ETL Tools for ccflow

These details have not been verified by PyPI

Project links

Project description

ccflow-etl

Domain-neutral ETL building blocks for ccflow callable models.

What It Provides

ccflow-etl is a small library of reusable ETL support primitives for projects built on ccflow. It does not ship a generic ETL class or skeletal extract/transform/load base classes. Real pipelines should be concrete CallableModel graphs owned by the application or domain package, with reusable behavior pulled from this package where it helps.

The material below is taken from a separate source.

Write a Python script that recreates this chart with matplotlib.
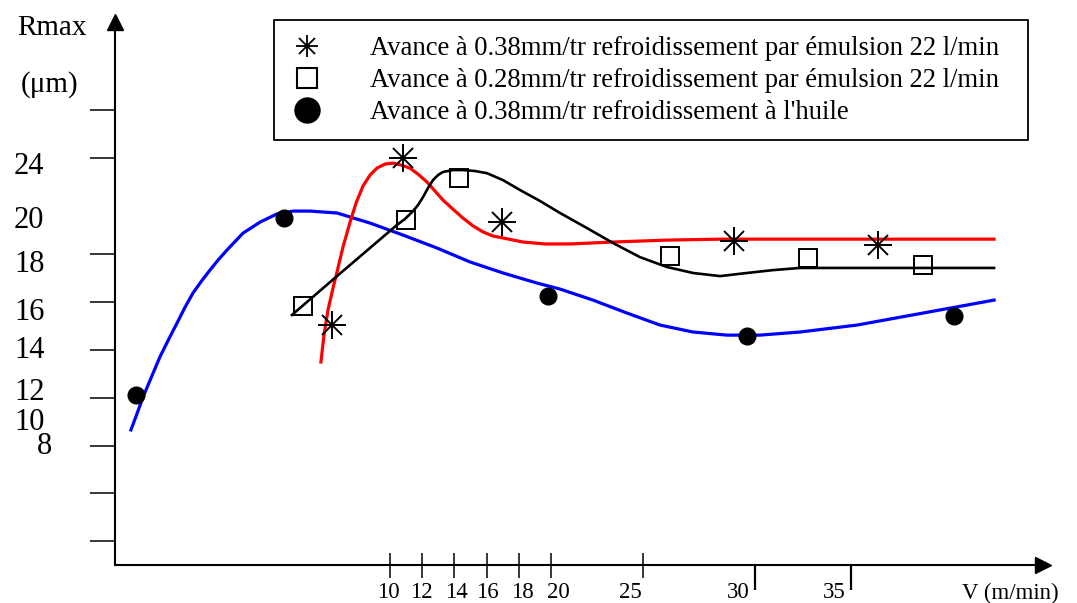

The package currently provides:

Shared CLI entry points: cc-etl and cc-etl-explain.
Date expansion: Interval, BaseCalendar, built-in calendars, BackfillContext, and BackfillModel for fixed, business-day, calendar-boundary, and custom-calendar backfills.
Handoff metadata: ETLArtifact for typed stage artifacts.
Format-aware writes and cache handoffs: LocalWriteModel, CachePutModel / CacheGetModel, PayloadCodec, and LocalCacheStore for JSON, CSV, text, binary, gzip, and pyarrow-backed parquet payloads over byte-oriented stores.
Checkpointing: CheckpointRecord, checkpoint statuses, and CheckpointDecisionModel for idempotent skip decisions; connector-backed stores live in connector packages.
Retry orchestration: RetryPolicy, RetryModel, retry event summaries, timeout categories, and backoff/jitter helpers.
Run reporting: RunSummary for structured counts by status and artifact stage.

ccflow-etl is domain-neutral. It does not contain application workflows, provider-specific clients, private deployment assumptions, domain specific functionality (e.g. financial concepts, locale-specific information, etc). Domain-specific functionality may be available in separate packages.

Installation

pip install ccflow-etl

Connector-backed cache and checkpoint stores are installed from the connector packages that own their I/O:

pip install ccflow-s3
pip install ccflow-db

CLI Basics

cc-etl runs a configured ccflow callable model through Hydra. The packaged default config is intentionally tiny: it writes a local JSON payload using LocalWriteModel(format="json").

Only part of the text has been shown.